Bagaimana apakah lagu ini sudah menggugah kalian. Jika iya maka siap-siaplah mendengarkan reffnya, tapi jika belum. Mudah-mudahan anda bisa tergugah dengan reff dari lagu ini. Dan inilah reffnya.
Mengenai apa sebenarnya inti, esensi, hakikat atau struktur dasar manusia itu, ternyata banyak mengundang jawaban yang beragam dari hampir setiap filsuf, bahkan mereka yang beraliran sekalipun. Misalnya saja konsep yang diajukan oleh Descartes. Seorang filsuf Prancis yang selalu disebut-sebut sebagai Bapak Filsafat Modern itu. Menurutnya penganut dualisme tentang manusia ini, hakikat manusia yakni substansi yang memiliki sifat dasar res extensa dan res cogitans, atau substansi yang memiliki keluasan dan substansi yang berpikir. Pada manusia, res extensa teraktualisasi pada tubuh, sedangkan res cogitans pada jiwa.
Sedangkan Schopenheuer percaya bahwa “kehendak (buta)” merupakan prinsip dasar yang menggerakkan alam semesta maupun aktivitas manusia. Lalu Henry Bergson, seorang vitalis dan/atau filsuf spritual Prancis yang terkenal itu menunjuk pada “elan vital” (suatu energi hidup atau daya pendorong hidup) sebagai sumber yang memungkinkan segalapergerakan dalam kehidupan dan tindak tanduk manusia. Niatzche yang terkenal akan “Tuhan telah matinya”  seorang filsuf Prancis secara lebih spesifik lagi menunjuk pada “Wille zur macht” (kehendak untuk berkuasa). Sebagai energi yang memungkinkan peredaran alam dan perilaku manusia. Karl Marx, filsuf penggagas komunisme yang sangat terkenal akan jenggot lebatnya. Menempatkan materi sebagai hakikat manusia dan memandang alat-alat produksi serta hubungan-hubungan produksi sebagai kekuatan-kekuatan, yang menetukan kesadaran dan perilaku manusia.
Para filsuf yang sangat hebat sudah mengajukan pertanyaan yang berbeda.
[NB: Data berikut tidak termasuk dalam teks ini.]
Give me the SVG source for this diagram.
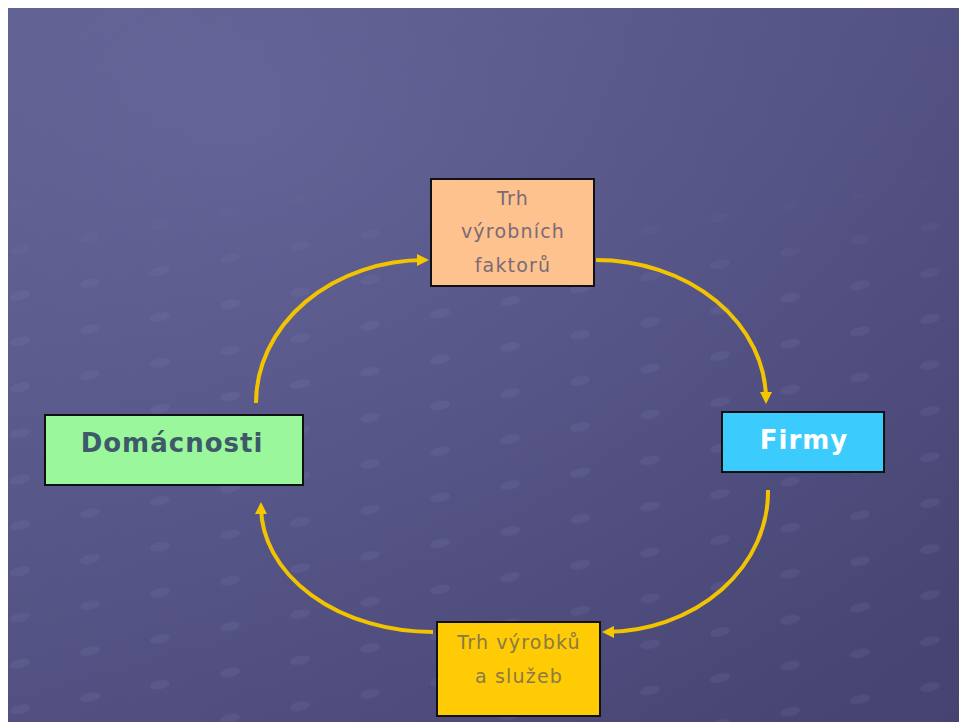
<svg xmlns="http://www.w3.org/2000/svg" width="959" height="722" viewBox="0 0 959 722">
<defs>
<linearGradient id="bg" x1="0" y1="0" x2="1" y2="1">
<stop offset="0" stop-color="#666699"/>
<stop offset="0.5" stop-color="#58578a"/>
<stop offset="1" stop-color="#484674"/>
</linearGradient>
<radialGradient id="sh" cx="0.25" cy="0.15" r="1">
<stop offset="0" stop-color="#6a6aa0" stop-opacity="0.4"/>
<stop offset="1" stop-color="#3e3c68" stop-opacity="0.3"/>
</radialGradient>
<linearGradient id="fade" x1="0" y1="0" x2="0" y2="1">
<stop offset="0" stop-color="#fff" stop-opacity="0"/>
<stop offset="0.25" stop-color="#fff" stop-opacity="1"/>
<stop offset="1" stop-color="#fff" stop-opacity="1"/>
</linearGradient>
<mask id="dm" maskUnits="userSpaceOnUse" x="0" y="0" width="959" height="722">
<rect x="8" y="160" width="951" height="562" fill="url(#fade)"/>
</mask>
<marker id="ah" markerWidth="12" markerHeight="12" refX="8" refY="6" orient="auto" markerUnits="userSpaceOnUse" viewBox="0 0 12 12">
<path d="M0,0 L12,6 L0,12 z" fill="#f5c800"/>
</marker>
<pattern id="dots" width="70" height="46" patternUnits="userSpaceOnUse" patternTransform="skewY(-10)">
<ellipse cx="20" cy="23" rx="10" ry="4.5" fill="#9a9ac8" opacity="0.12"/>
</pattern>
</defs>
<style>
.box{stroke:#111;stroke-width:2}
.arr{fill:none;stroke:#f2c400;stroke-width:4;marker-end:url(#ah)}
.sm{font-family:"DejaVu Sans","Verdana",sans-serif;font-size:19px;letter-spacing:1.2px;text-anchor:middle}
.big{font-family:"DejaVu Sans","Verdana",sans-serif;font-size:26px;font-weight:bold;letter-spacing:1px;text-anchor:middle}
</style>
<rect x="0" y="0" width="959" height="722" fill="#ffffff"/>
<rect x="8" y="8" width="951" height="714" fill="url(#bg)"/>
<rect x="8" y="8" width="951" height="714" fill="url(#sh)"/>
<rect x="8" y="160" width="951" height="562" fill="url(#dots)" mask="url(#dm)"/>
<g id="connectors">
<path class="arr" d="M256,403 A169,143 0 0 1 425,260"/>
<path class="arr" d="M596,260 A170,140 0 0 1 766,400"/>
<path class="arr" d="M768,490 A164,140 0 0 1 606,632"/>
<path class="arr" d="M433,632 A172,126 0 0 1 261,506"/>
</g>
<g id="trh-vyrobnich-faktoru">
<rect class="box" x="431" y="179" width="163" height="107" fill="#fec28e"/>
<text class="sm" x="513" y="205" fill="#7a6a78">Trh</text>
<text class="sm" x="513" y="238" fill="#7a6a78">výrobních</text>
<text class="sm" x="513" y="272" fill="#7a6a78">faktorů</text>
</g>
<g id="domacnosti">
<rect class="box" x="45" y="415" width="258" height="70" fill="#9bf79b"/>
<text class="big" x="172" y="452" fill="#3e5a6a">Domácnosti</text>
</g>
<g id="firmy">
<rect class="box" x="722" y="412" width="162" height="60" fill="#3ccbfd"/>
<text class="big" x="804" y="449" fill="#ffffff">Firmy</text>
</g>
<g id="trh-vyrobku-a-sluzeb">
<rect class="box" x="437" y="622" width="163" height="94" fill="#ffcb05"/>
<text class="sm" x="519" y="649" fill="#8a7a46">Trh výrobků</text>
<text class="sm" x="519" y="683" fill="#8a7a46">a služeb</text>
</g>
</svg>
Dan jawaban yang dihasilkan juga berbeda-berbeda. Oleh sebab itulah setelah kita mempelajari filsafat manusia setidaknya kita bisa mengerti akan kompleksitas sebuah makhluk yang bernama manusia. Yang tidak akan pernah berhenti untuk membingungkan. Dan misteri akan dirinya teruslah menggoda.
Lagunya telah selesai, kita harap setidaknya itu sudah menggugah dan membuka cakrawala intelektual kita untuk bersikap kritis. Dan mulai bertanya. Apakah aku dan siapakah aku. Darimanakah aku dan akan kemanakah aku!.
Seiring lagu yang nikmat ini telah habis, kita juga telah sampai didepan halaman rumah tuan Heidegger. Maka dengan sopan marilah kita membuka pintu pagarnya. Tenang saja. Heidegger tidak memiliki anjing penjaga. Kita bebas masuk. Lihat saja disana diantara pintu depan rumah sederhana itu. seseorang sedang berdiri menunggu kita. Mungkin dialah Martin Heidegger. maka sebentar lagi kita akan bertemu dengannya, saya harap hadiah yang sudah kita beli tadi tidak terlupakan dan tetap terbungkus dengan rapi. Karena kalau hadiah itu hilang maka Heidegger mungkin akan kecewa.
Ayo kita masuk. Kalian mungkin akan merasa takjub melihat halaman rumah Martin Heidegger yang begitu luas dan penuh dengan bunga bunga yang indah. Rumah yang begitu asri dan tenang. Karena memang Martin Heidegger  menyukai ketenangan yang sepi dan sunyi agar dia dapat dengan fokus berikir akan kegiatan filosofis. Namun kita pasti akan terkaget ketika melihat bendera Nazi dipintunya itu. Karena memang Heidegger sempat disebut sebut berpihak pada Nazi. Tapi Lihatlah bagaimana Martin Heidegger tersenyum kepada kita dan melambaikan tangannya dengan lembut kearah kita menunjukkan bahwa ia adalah seorang yang begitu berpengaruh. Percepatlah langkah kita, kelihatannya Heidegger sudah begitu rindu dengan kita.
Kita sudah berada diruang tamunya yang begitu sederhana, hanya ada kursi kayu dan beberapa hiasan dinding yang antik serta gambar-gambar tentara nazi. Heidegger yang sudah terlihat tua datang menghampiri kita dengan membawa segelas kopi hangat. Dan tersenyum lagi. Dan duduk dihadapan kita. Dan dia mulai bertanya.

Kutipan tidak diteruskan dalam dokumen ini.